Tiles should be laid from the ridge down to avoid unnecessary traffic and can be laid broken bond or straight down the roof.
The eave gutter tiles should project over the edge of the fascia to ensure that water discharges directly into the gutter system and tiles should be laid so they prevent any water penetrating into the roof cavity.
Before tiles are laid, the direction of lay should be determined by:
- Taking into account whether the profile can be laid only one way or both ways;
- Appearance, so that laps face away from the line of sight;
- Allowing for prevailing weather exposure.

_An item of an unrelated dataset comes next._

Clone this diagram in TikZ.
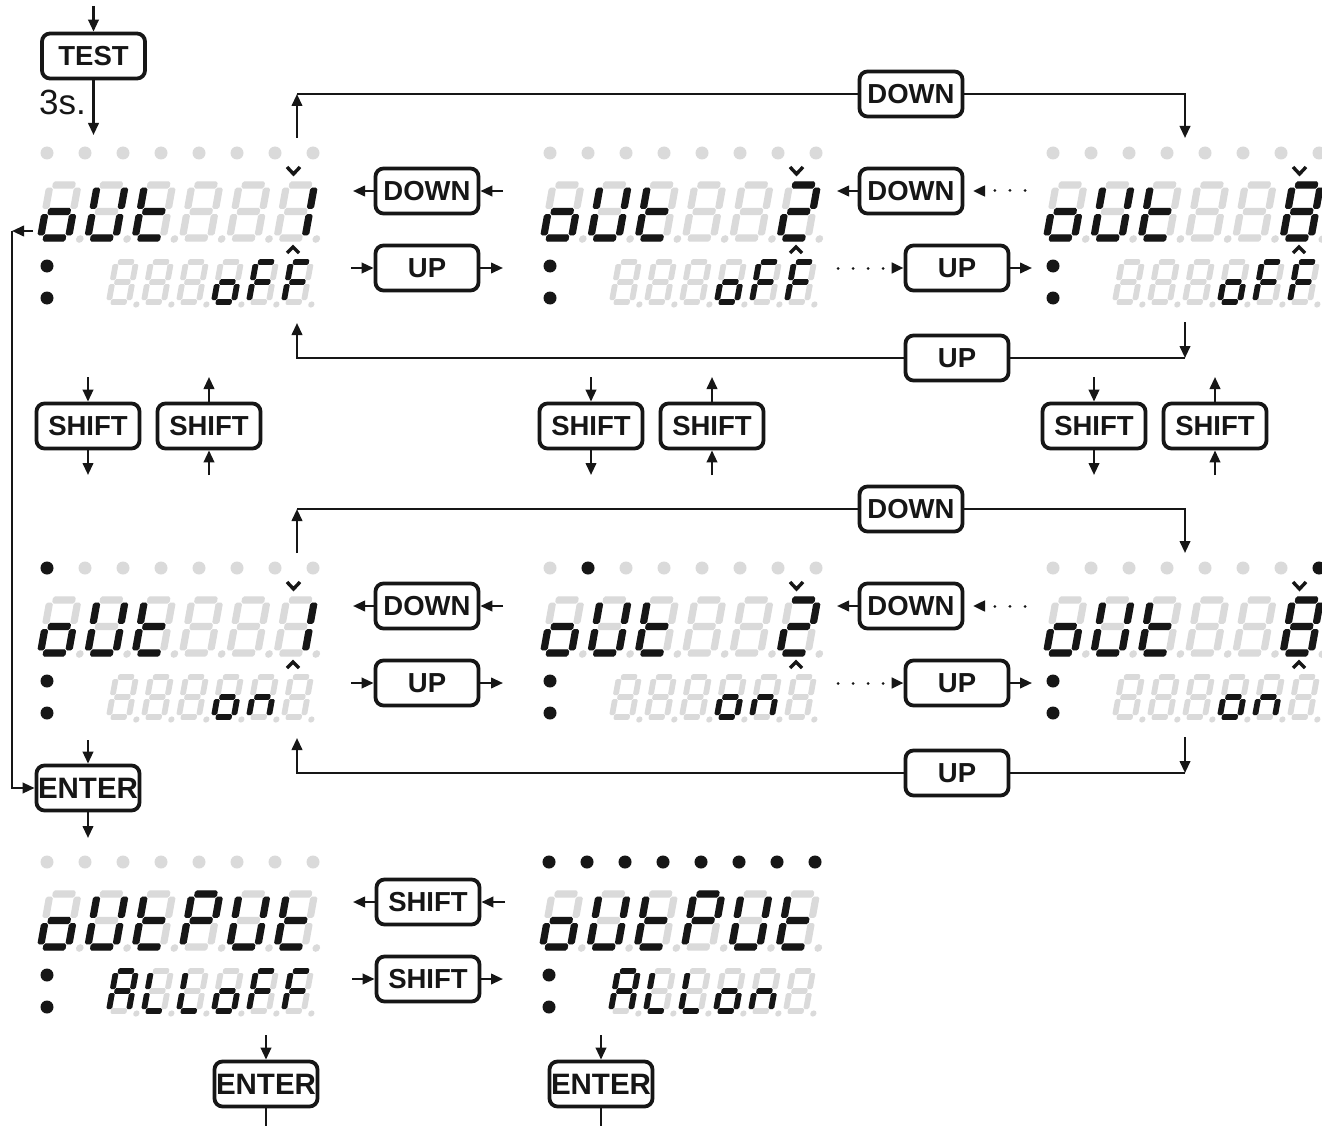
\documentclass[tikz,border=0pt]{standalone}
\usepackage{fontspec}
\setmainfont{Liberation Sans}
\usetikzlibrary{arrows.meta}
\definecolor{segoff}{HTML}{DADADA}
\definecolor{segon}{HTML}{161616}
\def\sW{28}\def\sH{53}\def\sM{26.5}\def\sT{3.3}\def\sG{1.5}\def\sD{11.5}\def\sR{3.6}\def\sY{1}
\newcommand\hsegm[3]{\fill ({#1+\sG},{#3-0.5*\sT}) -- ({#1+\sG+0.5*\sT},{#3-\sT}) -- ({#2-\sG-0.5*\sT},{#3-\sT}) -- ({#2-\sG},{#3-0.5*\sT}) -- ({#2-\sG},{#3+0.5*\sT}) -- ({#2-\sG-0.5*\sT},{#3+\sT}) -- ({#1+\sG+0.5*\sT},{#3+\sT}) -- ({#1+\sG},{#3+0.5*\sT}) -- cycle;}
\newcommand\vsegm[3]{\fill ({#1-0.5*\sT},{#2+\sG}) -- ({#1+0.5*\sT},{#2+\sG}) -- ({#1+\sT},{#2+\sG+0.5*\sT}) -- ({#1+\sT},{#3-\sG-0.5*\sT}) -- ({#1+0.5*\sT},{#3-\sG}) -- ({#1-0.5*\sT},{#3-\sG}) -- ({#1-\sT},{#3-\sG-0.5*\sT}) -- ({#1-\sT},{#2+\sG+0.5*\sT}) -- cycle;}
\def\segA{\hsegm{0}{\sW}{0}}
\def\segB{\vsegm{\sW}{0}{\sM}}
\def\segC{\vsegm{\sW}{\sM}{\sH}}
\def\segD{\hsegm{0}{\sW}{\sH}}
\def\segE{\vsegm{0}{\sM}{\sH}}
\def\segF{\vsegm{0}{0}{\sM}}
\def\segG{\hsegm{0}{\sW}{\sM}}
\def\litsegs#1{\ifx#1\relax\else\csname seg#1\endcsname\expandafter\litsegs\fi}
\newcommand\sdig[3]{%
  \begin{scope}[shift={({#1},{#2})},xslant=0.18]
    \begin{scope}[fill=segoff]\segA\segB\segC\segD\segE\segF\segG
      \fill ({\sW+\sD},{\sH+\sY}) circle (\sR);\end{scope}
    \begin{scope}[fill=segon]\expandafter\litsegs#3\relax\end{scope}
  \end{scope}}
\newcommand\ssdisp[5]{%
  \foreach \k in {0,...,7}{\fill[segoff] ({#1+38*\k},{#2}) circle (6.5);}
  \foreach \k in {#5}{\ifnum\k>-1 \fill[segon] ({#1+38*\k},{#2}) circle (6.5);\fi}
  \fill[segon] ({#1},{#2+113}) circle (6.5) ({#1},{#2+145}) circle (6.5);
  \def\sW{28}\def\sH{53}\def\sM{26.5}\def\sT{3.6}\def\sG{2.6}\def\sD{11.5}\def\sR{3.8}\def\sY{1}
  \foreach \sg [count=\n from 0] in {#3}{\sdig{#1+3+47.3*\n}{#2+32}{\sg}}
  \def\sW{20}\def\sH{40}\def\sM{20}\def\sT{2.9}\def\sG{2}\def\sD{8}\def\sR{3.1}\def\sY{2.5}
  \foreach \sg [count=\n from 0] in {#4}{\sdig{#1+69+35*\n}{#2+109}{\sg}}
}
\newcommand\selmarks[2]{%
  \draw[mk] ({#1+240},{#2+14}) -- ({#1+246.5},{#2+21}) -- ({#1+253},{#2+14});
  \draw[mk] ({#1+240},{#2+100}) -- ({#1+246},{#2+94}) -- ({#1+252},{#2+100});
}
\newcommand\navrow[2]{% #1 dy, #2 suffix
  \node[btn] (dnT#2) at (911,{94+#1}) {DOWN};
  \node[btn] (upB#2) at (957,{358+#1}) {UP};
  \node[btn] (dnA#2) at (427,{191+#1}) {DOWN};
  \node[btn] (upA#2) at (427,{268+#1}) {UP};
  \node[btn] (dnB#2) at (911,{191+#1}) {DOWN};
  \node[btn] (upC#2) at (957,{268+#1}) {UP};
  \coordinate (tA#2) at (297,{138+#1});
  \coordinate (kA#2) at (297,{94+#1});
  \coordinate (tB#2) at (1185,{138+#1});
  \coordinate (bB#2) at (1185,{322+#1});
  \coordinate (kB#2) at (1185,{358+#1});
  \coordinate (bA#2) at (297,{323+#1});
  \coordinate (d1i#2) at (503,{191+#1});
  \coordinate (d1o#2) at (353,{191+#1});
  \coordinate (u1i#2) at (351,{268+#1});
  \coordinate (u1o#2) at (503,{268+#1});
  \coordinate (d2o#2) at (837,{191+#1});
  \coordinate (d2s#2) at (1025,{191+#1});
  \coordinate (d2t#2) at (973,{191+#1});
  \coordinate (u2s#2) at (838,{268+#1});
  \coordinate (u2o#2) at (1032,{268+#1});
  \draw[arr] (tA#2) -- (kA#2);
  \draw[ln] (kA#2) -- (dnT#2.west);
  \draw[arr] (dnT#2.east) -| (tB#2);
  \draw[arr] (bB#2) -- (kB#2);
  \draw[ln] (kB#2) -- (upB#2.east);
  \draw[arr] (upB#2.west) -| (bA#2);
  \draw[arr] (d1i#2) -- (dnA#2.east);
  \draw[arr] (dnA#2.west) -- (d1o#2);
  \draw[arr] (u1i#2) -- (upA#2.west);
  \draw[arr] (upA#2.east) -- (u1o#2);
  \draw[arr] (dnB#2.west) -- (d2o#2);
  \draw[arr,dots] (d2s#2) -- (d2t#2);
  \draw[arr,dots] (u2s#2) -- (upC#2.west);
  \draw[arr] (upC#2.east) -- (u2o#2);
}
\begin{document}
\begin{tikzpicture}[x=1pt,y=-1pt,
  btn/.style={draw=segon,line width=3.8pt,rounded corners=8pt,minimum width=103pt,minimum height=45pt,inner sep=0pt,text=segon,font=\fontsize{27.5}{28}\selectfont\bfseries},
  entbtn/.style={btn,font=\fontsize{29.5}{30}\selectfont\bfseries},
  ln/.style={draw=segon,line width=2.3pt},
  arr/.style={ln,-{Triangle[length=12pt,width=10.5pt]}},
  dots/.style={line cap=round,dash pattern=on 0.01pt off 15pt,line width=3pt},
  mk/.style={draw=segon,line width=3.4pt}]
\useasboundingbox (0,0) rectangle (1322,1126);
\clip (0,0) rectangle (1322,1126);
\fill[white] (0,0) rectangle (1322,1126);
% ---- displays row 1 (off)
\ssdisp{47}{153}{CDEG,BCDEF,DEFG,X,X,BC}{X,X,X,CDEG,AEFG,AEFG}{-1}
\ssdisp{550}{153}{CDEG,BCDEF,DEFG,X,X,ABGED}{X,X,X,CDEG,AEFG,AEFG}{-1}
\ssdisp{1053}{153}{CDEG,BCDEF,DEFG,X,X,ABCDEFG}{X,X,X,CDEG,AEFG,AEFG}{-1}
\selmarks{47}{153}\selmarks{550}{153}\selmarks{1053}{153}
% ---- displays row 2 (on)
\ssdisp{47}{568}{CDEG,BCDEF,DEFG,X,X,BC}{X,X,X,CDEG,CEG,X}{0}
\ssdisp{550}{568}{CDEG,BCDEF,DEFG,X,X,ABGED}{X,X,X,CDEG,CEG,X}{1}
\ssdisp{1053}{568}{CDEG,BCDEF,DEFG,X,X,ABCDEFG}{X,X,X,CDEG,CEG,X}{7}
\selmarks{47}{568}\selmarks{550}{568}\selmarks{1053}{568}
% ---- displays row 3 (output)
\ssdisp{47}{862}{CDEG,BCDEF,DEFG,ABEFG,BCDEF,DEFG}{ABCEFG,DEF,DEF,CDEG,AEFG,AEFG}{-1}
\ssdisp{549}{862}{CDEG,BCDEF,DEFG,ABEFG,BCDEF,DEFG}{ABCEFG,DEF,DEF,CDEG,CEG,X}{0,...,7}
% ---- navigation rows
\navrow{0}{a}
\navrow{415}{b}
% ---- TEST
\node[btn] (test) at (93.5,56) {TEST};
\coordinate (tin) at (93.5,6);
\coordinate (tout) at (93.5,135);
\draw[arr] (tin) -- (test.north);
\draw[arr] (test.south) -- (tout);
\node[anchor=base east,text=segon,font=\fontsize{35}{35}\selectfont,inner sep=0pt] (three) at (86,115) {3s.};
% ---- SHIFT pairs
\foreach \b in {0,1,2}{
  \node[btn] (sd\b) at ({88+503*\b},426) {SHIFT};
  \node[btn] (su\b) at ({209+503*\b},426) {SHIFT};
  \coordinate (sdi\b) at ({88+503*\b},377);
  \coordinate (sdo\b) at ({88+503*\b},475);
  \coordinate (suo\b) at ({209+503*\b},377);
  \coordinate (sui\b) at ({209+503*\b},475);
  \draw[arr] (sdi\b) -- (sd\b.north);
  \draw[arr] (sd\b.south) -- (sdo\b);
  \draw[arr] (su\b.north) -- (suo\b);
  \draw[arr] (sui\b) -- (su\b.south);
}
% ---- left loop and ENTER
\node[entbtn] (ent1) at (88,788) {ENTER};
\coordinate (lp0) at (33,231);
\coordinate (lp1) at (12,231);
\draw[arr] (lp0) -- (lp1);
\draw[arr] (lp1) |- (ent1.west);
\coordinate (e1i) at (88,740);
\coordinate (e1o) at (88,838);
\draw[arr] (e1i) -- (ent1.north);
\draw[arr] (ent1.south) -- (e1o);
% ---- row 3 buttons
\node[btn] (sh1) at (428,902) {SHIFT};
\node[btn] (sh2) at (428,979) {SHIFT};
\coordinate (s1i) at (505,902);
\coordinate (s1o) at (353,902);
\coordinate (s2i) at (352,979);
\coordinate (s2o) at (503,979);
\draw[arr] (s1i) -- (sh1.east);
\draw[arr] (sh1.west) -- (s1o);
\draw[arr] (s2i) -- (sh2.west);
\draw[arr] (sh2.east) -- (s2o);
\node[entbtn] (ent2) at (266,1084) {ENTER};
\node[entbtn] (ent3) at (601,1084) {ENTER};
\coordinate (e2i) at (266,1035);
\coordinate (e2o) at (266,1140);
\coordinate (e3i) at (601,1035);
\coordinate (e3o) at (601,1140);
\draw[arr] (e2i) -- (ent2.north);
\draw[arr] (ent2.south) -- (e2o);
\draw[arr] (e3i) -- (ent3.north);
\draw[arr] (ent3.south) -- (e3o);
\end{tikzpicture}
\end{document}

Installation of perimeter tiles (excluding eaves tiles) can be completed before the main body of tiles are laid.
Graphite pencils must not be used to mark AZ coated steel products as carbon can cause premature corrosion failure of the coating.
Finishing of tile cuts and bends must leave straight lines up the roof section, to provide a true line for flashings.
When cutting tiles for their installation at ridges, hips, valleys and barges, avoid damage to the surface finish by using a guillotine or metal shears. When cutting the tile lengthwise, it must be bent before cutting to reduce the amount of distortion that occurs as the profile is flattened during bending.
Tiles turned up and down for ridges, hips, valleys and barges must be bent using a bender specifically designed for this purpose. Tiles must be turned up at ridges, hips and barges by a minimum of 40 mm, and down into the valleys to a minimum of 5 mm from the valley floor.